OpenAI wants to shut a student's repository over GPT4 access
In other news, a big company with a non-profit and for-profit subsidiary sues an independent creator trying to make things easier for everyday folks. Even though it technically doesn’t violate its terms and conditions? Perhaps we’ll leave that for the experts to decide.
OpenAI, the creators of ChatGPT, a scourge on teachers and succor to everyone else, opted against free access when it released its newer GPT4 model.
Instead, users and companies pay for ChatGPT Plus or access to OpenAI’s API should they want to use GPT4. You could also find other freely accessible sites like You.com and Forefront that paid for access to the API and integrated GPT4 into their chatbot.

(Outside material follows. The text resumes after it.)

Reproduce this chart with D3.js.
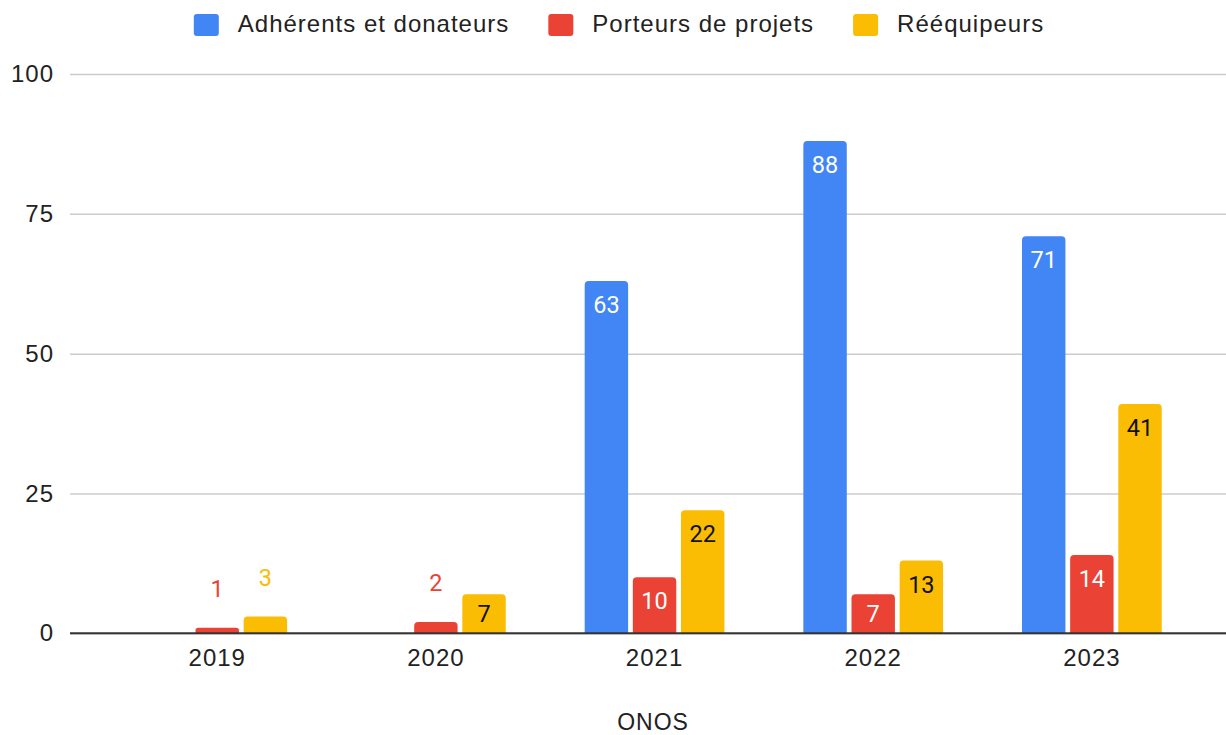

But what happens if you write a program that runs queries through these freely accessible sites and returns the answer to you? did just that.
His GitHub project GPT4free is viral on the site, gaining 14,000 stars this week. You could clone this repository, install the required Python dependencies in just a few steps, and viola! You now have a chatbot running in your browser.
In simple terms, GPT4free pings the internal URL sites like You.com use when you feed your prompts into them, fetches the JSON returned, and reformats them. Very similar to the steps you would take if you opened all these sites manually and input your prompt, but done for you in the background instead. Code any enthusiast with a logical mind could write.
And since OpenAI gets paid by these sites for the service, they are okay with this, right?
Um, no. OpenAI sent Xtekky a letter demanding the repo’s takedown within five days or face a lawsuit.
Although You.com and the likes foot the bill for your queries, you still end up costing them when you ping them with queries without visiting them, most commonly in the form of lost ad revenue.
Doing the right thing
Xtekky told Tom’s Hardware that he was willing to take down scripts that use individual sites’ APIs should they reach out to him and that he had already done so for phind.com, ora.sh, and writesonic.com.
These sites could also restrict external usage of their internal APIs using standard security practices, including blocking common requests from any API that isn’t their own.
Although he has advised sites that wrote to him to secure their APIs, Xtekky says that none have done so, leaving it open for any other developer to take advantage. “Users are sharing and hosting this project everywhere,” he added. “Deletion of my repo will be insignificant.”
Xtekky would later reveal on the project’s Discord channel that a rebranding that would process requests seamlessly and legally is in progress.
Even if Xtekky takes his repo down, many others will likely replace it. You, the reader, absolutely should not do it. Neither should you use ad-blocking extensions like uBlock Origin. Independent media needs its revenue. Perhaps you could support them with a fiver. I’ll leave that up to you.